Quite often some curious episode of the world's history would flash upon him—something amusing, or coarse, or tragic, and he would bring the game to a standstill and recount it with wonderful accuracy as to date and circumstance. He had a natural passion for historic events and a gift for mentally fixing them, but his memory in other ways was seldom reliable. He was likely to forget the names even of those he knew best and saw oftenest, and the small details of life seldom registered at all.

He had his breakfast served in his room, and once, on a slip of paper, he wrote, for his own reminder:

The accuracy of your forgetfulness is absolute—it seems never to fail. I prepare to pour my coffee so it can cool while I shave—and I always forget to pour it.

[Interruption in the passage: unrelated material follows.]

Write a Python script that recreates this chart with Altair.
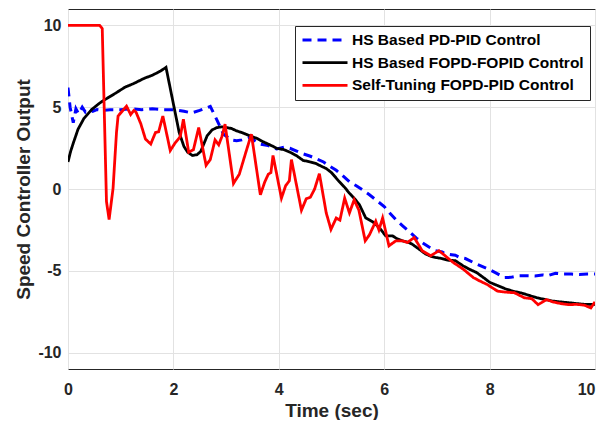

Yet, very curiously, he would sometimes single out a minute detail, something every one else had overlooked, and days or even weeks afterward would recall it vividly, and not always at an opportune moment. Perhaps this also was a part of his old pilot-training. Once Clara Clemens remarked:

"It always amazes me the things that father does and does not remember. Some little trifle that nobody else would notice, and you are hoping that he didn't, will suddenly come back to him just when you least expect it or care for it."

My note-book contains the entry:

February 11, 1907. He said to-day:

"A blindfolded chess-player can remember every play and discuss the
game afterward, while we can't remember from one shot to the next."

I mentioned his old pilot-memory as an example of what he could do
if he wished.

"Yes," he answered, "those are special memories; a pilot will tell you the number of feet in every crossing at any time, but he can't remember what he had for breakfast."